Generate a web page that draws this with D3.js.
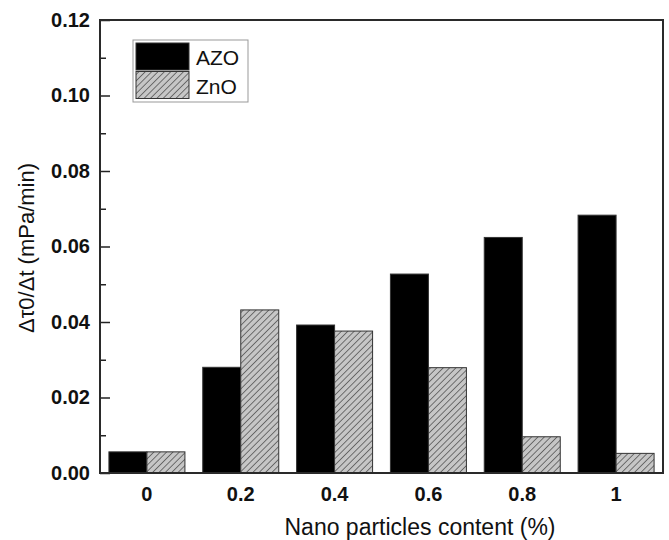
<!DOCTYPE html>
<html>
<head>
<meta charset="utf-8">
<script src="https://cdn.jsdelivr.net/npm/d3@7"></script>
<style>
  body { margin: 0; background: #fff; }
  svg { display: block; font-family: Arial, "Liberation Sans", sans-serif; }
</style>
</head>
<body>
<svg id="chart" width="669" height="540"></svg>
<script>
const categories = ["0", "0.2", "0.4", "0.6", "0.8", "1"]
const seriesNames = ["AZO", "ZnO"]
const azoValues = [0.0056, 0.0280, 0.0392, 0.0527, 0.0624, 0.0683]
const znoValues = [0.0056, 0.0432, 0.0376, 0.0279, 0.0096, 0.0052]
const yMajorTicks = [0, 0.02, 0.04, 0.06, 0.08, 0.10, 0.12]
const yMinorTicks = [0.01, 0.03, 0.05, 0.07, 0.09, 0.11]

const svg = d3.select("#chart")
const plotLeft = 100, plotRight = 663, plotTop = 20, plotBottom = 473

const x0 = d3.scaleBand()
    .domain(categories)
    .range([plotLeft, plotRight])
    .paddingInner(0.19)
    .paddingOuter(0.095)

const x1 = d3.scaleBand()
    .domain(seriesNames)
    .range([0, x0.bandwidth()])

const y = d3.scaleLinear()
    .domain([0, 0.12])
    .range([plotBottom, plotTop])

// hatch pattern for ZnO
const defs = svg.append("defs")
const pat = defs.append("pattern")
    .attr("id", "hatch")
    .attr("patternUnits", "userSpaceOnUse")
    .attr("width", 4.5)
    .attr("height", 4.5)
    .attr("patternTransform", "rotate(45)")
pat.append("rect")
    .attr("width", 4.5).attr("height", 4.5)
    .attr("fill", "#c6c6c6")
pat.append("line")
    .attr("x1", 0).attr("y1", 0)
    .attr("x2", 0).attr("y2", 4.5)
    .attr("stroke", "#505050")
    .attr("stroke-width", 1.5)

const fills = {"AZO": "#000", "ZnO": "url(#hatch)"}

const rows = categories.map((c, i) => ({
    cat: c,
    vals: [{name: "AZO", v: azoValues[i]}, {name: "ZnO", v: znoValues[i]}]
}))

const groups = svg.append("g").selectAll("g")
    .data(rows)
    .join("g")
    .attr("transform", (d) => "translate(" + x0(d.cat) + ",0)")

groups.selectAll("rect")
    .data((d) => d.vals)
    .join("rect")
    .attr("x", (d) => x1(d.name))
    .attr("y", (d) => y(d.v))
    .attr("width", x1.bandwidth())
    .attr("height", (d) => y(0) - y(d.v))
    .attr("fill", (d) => fills[d.name])
    .attr("stroke", "#333")
    .attr("stroke-width", 1)

// y axis major ticks (inward)
const yAxis = svg.append("g")
    .attr("transform", "translate(" + plotLeft + ",0)")
    .call(d3.axisLeft(y).tickValues(yMajorTicks).tickSize(-10).tickPadding(10)
        .tickFormat(d3.format(".2f")))
yAxis.select(".domain").remove()
yAxis.selectAll("line").attr("stroke", "#222").attr("stroke-width", 1.5)
yAxis.selectAll("text")
    .attr("font-size", 20)
    .attr("font-weight", "bold")
    .attr("fill", "#111")
    .attr("font-family", "Arial, 'Liberation Sans', sans-serif")

// minor ticks
const yMinor = svg.append("g")
    .attr("transform", "translate(" + plotLeft + ",0)")
    .call(d3.axisLeft(y).tickValues(yMinorTicks).tickSize(-6).tickFormat(""))
yMinor.select(".domain").remove()
yMinor.selectAll("line").attr("stroke", "#222").attr("stroke-width", 1.5)

// x axis labels
const xAxis = svg.append("g")
    .attr("transform", "translate(0," + plotBottom + ")")
    .call(d3.axisBottom(x0).tickSize(0).tickPadding(14))
xAxis.select(".domain").remove()
xAxis.selectAll("text")
    .attr("font-size", 20)
    .attr("font-weight", "bold")
    .attr("fill", "#111")
    .attr("font-family", "Arial, 'Liberation Sans', sans-serif")

// frame
svg.append("rect")
    .attr("x", plotLeft).attr("y", plotTop)
    .attr("width", plotRight - plotLeft).attr("height", plotBottom - plotTop)
    .attr("fill", "none")
    .attr("stroke", "#2a2a2a")
    .attr("stroke-width", 2)

// axis titles
svg.append("text")
    .attr("x", 420).attr("y", 535)
    .attr("text-anchor", "middle")
    .attr("font-size", 23)
    .attr("fill", "#111")
    .text("Nano particles content (%)")

svg.append("text")
    .attr("transform", "translate(34,248) rotate(-90)")
    .attr("text-anchor", "middle")
    .attr("font-size", 22)
    .attr("fill", "#111")
    .text("Δτ0/Δt (mPa/min)")

// legend
const legend = svg.append("g")
legend.append("rect")
    .attr("x", 133).attr("y", 40)
    .attr("width", 115).attr("height", 62)
    .attr("fill", "#fff")
    .attr("stroke", "#999")
    .attr("stroke-width", 1)

legend.selectAll("rect.sw")
    .data(seriesNames)
    .join("rect")
    .classed("sw", true)
    .attr("x", 136)
    .attr("y", (d, i) => 43 + i * 28.5)
    .attr("width", 53)
    .attr("height", 27)
    .attr("fill", (d) => fills[d])
    .attr("stroke", "#333")

legend.selectAll("text")
    .data(seriesNames)
    .join("text")
    .attr("x", 196)
    .attr("y", (d, i) => 65 + i * 28.5)
    .attr("font-size", 21)
    .attr("fill", "#111")
    .text((d) => d)
</script>
</body>
</html>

——————

▸ **Task directions**
Repeat the data in full and exactly. Omit pictures.

▸ **Output for this exercise**
Generate a web page that draws this with D3.js.
<!DOCTYPE html>
<html>
<head>
<meta charset="utf-8">
<script src="https://cdn.jsdelivr.net/npm/d3@7"></script>
<style>
  body { margin: 0; background: #fff; }
  svg { display: block; font-family: Arial, "Liberation Sans", sans-serif; }
</style>
</head>
<body>
<svg id="chart" width="669" height="540"></svg>
<script>
const categories = ["0", "0.2", "0.4", "0.6", "0.8", "1"]
const seriesNames = ["AZO", "ZnO"]
const azoValues = [0.0056, 0.0280, 0.0392, 0.0527, 0.0624, 0.0683]
const znoValues = [0.0056, 0.0432, 0.0376, 0.0279, 0.0096, 0.0052]
const yMajorTicks = [0, 0.02, 0.04, 0.06, 0.08, 0.10, 0.12]
const yMinorTicks = [0.01, 0.03, 0.05, 0.07, 0.09, 0.11]

const svg = d3.select("#chart")
const plotLeft = 100, plotRight = 663, plotTop = 20, plotBottom = 473

const x0 = d3.scaleBand()
    .domain(categories)
    .range([plotLeft, plotRight])
    .paddingInner(0.19)
    .paddingOuter(0.095)

const x1 = d3.scaleBand()
    .domain(seriesNames)
    .range([0, x0.bandwidth()])

const y = d3.scaleLinear()
    .domain([0, 0.12])
    .range([plotBottom, plotTop])

// hatch pattern for ZnO
const defs = svg.append("defs")
const pat = defs.append("pattern")
    .attr("id", "hatch")
    .attr("patternUnits", "userSpaceOnUse")
    .attr("width", 4.5)
    .attr("height", 4.5)
    .attr("patternTransform", "rotate(45)")
pat.append("rect")
    .attr("width", 4.5).attr("height", 4.5)
    .attr("fill", "#c6c6c6")
pat.append("line")
    .attr("x1", 0).attr("y1", 0)
    .attr("x2", 0).attr("y2", 4.5)
    .attr("stroke", "#505050")
    .attr("stroke-width", 1.5)

const fills = {"AZO": "#000", "ZnO": "url(#hatch)"}

const rows = categories.map((c, i) => ({
    cat: c,
    vals: [{name: "AZO", v: azoValues[i]}, {name: "ZnO", v: znoValues[i]}]
}))

const groups = svg.append("g").selectAll("g")
    .data(rows)
    .join("g")
    .attr("transform", (d) => "translate(" + x0(d.cat) + ",0)")

groups.selectAll("rect")
    .data((d) => d.vals)
    .join("rect")
    .attr("x", (d) => x1(d.name))
    .attr("y", (d) => y(d.v))
    .attr("width", x1.bandwidth())
    .attr("height", (d) => y(0) - y(d.v))
    .attr("fill", (d) => fills[d.name])
    .attr("stroke", "#333")
    .attr("stroke-width", 1)

// y axis major ticks (inward)
const yAxis = svg.append("g")
    .attr("transform", "translate(" + plotLeft + ",0)")
    .call(d3.axisLeft(y).tickValues(yMajorTicks).tickSize(-10).tickPadding(10)
        .tickFormat(d3.format(".2f")))
yAxis.select(".domain").remove()
yAxis.selectAll("line").attr("stroke", "#222").attr("stroke-width", 1.5)
yAxis.selectAll("text")
    .attr("font-size", 20)
    .attr("font-weight", "bold")
    .attr("fill", "#111")
    .attr("font-family", "Arial, 'Liberation Sans', sans-serif")

// minor ticks
const yMinor = svg.append("g")
    .attr("transform", "translate(" + plotLeft + ",0)")
    .call(d3.axisLeft(y).tickValues(yMinorTicks).tickSize(-6).tickFormat(""))
yMinor.select(".domain").remove()
yMinor.selectAll("line").attr("stroke", "#222").attr("stroke-width", 1.5)

// x axis labels
const xAxis = svg.append("g")
    .attr("transform", "translate(0," + plotBottom + ")")
    .call(d3.axisBottom(x0).tickSize(0).tickPadding(14))
xAxis.select(".domain").remove()
xAxis.selectAll("text")
    .attr("font-size", 20)
    .attr("font-weight", "bold")
    .attr("fill", "#111")
    .attr("font-family", "Arial, 'Liberation Sans', sans-serif")

// frame
svg.append("rect")
    .attr("x", plotLeft).attr("y", plotTop)
    .attr("width", plotRight - plotLeft).attr("height", plotBottom - plotTop)
    .attr("fill", "none")
    .attr("stroke", "#2a2a2a")
    .attr("stroke-width", 2)

// axis titles
svg.append("text")
    .attr("x", 420).attr("y", 535)
    .attr("text-anchor", "middle")
    .attr("font-size", 23)
    .attr("fill", "#111")
    .text("Nano particles content (%)")

svg.append("text")
    .attr("transform", "translate(34,248) rotate(-90)")
    .attr("text-anchor", "middle")
    .attr("font-size", 22)
    .attr("fill", "#111")
    .text("Δτ0/Δt (mPa/min)")

// legend
const legend = svg.append("g")
legend.append("rect")
    .attr("x", 133).attr("y", 40)
    .attr("width", 115).attr("height", 62)
    .attr("fill", "#fff")
    .attr("stroke", "#999")
    .attr("stroke-width", 1)

legend.selectAll("rect.sw")
    .data(seriesNames)
    .join("rect")
    .classed("sw", true)
    .attr("x", 136)
    .attr("y", (d, i) => 43 + i * 28.5)
    .attr("width", 53)
    .attr("height", 27)
    .attr("fill", (d) => fills[d])
    .attr("stroke", "#333")

legend.selectAll("text")
    .data(seriesNames)
    .join("text")
    .attr("x", 196)
    .attr("y", (d, i) => 65 + i * 28.5)
    .attr("font-size", 21)
    .attr("fill", "#111")
    .text((d) => d)
</script>
</body>
</html>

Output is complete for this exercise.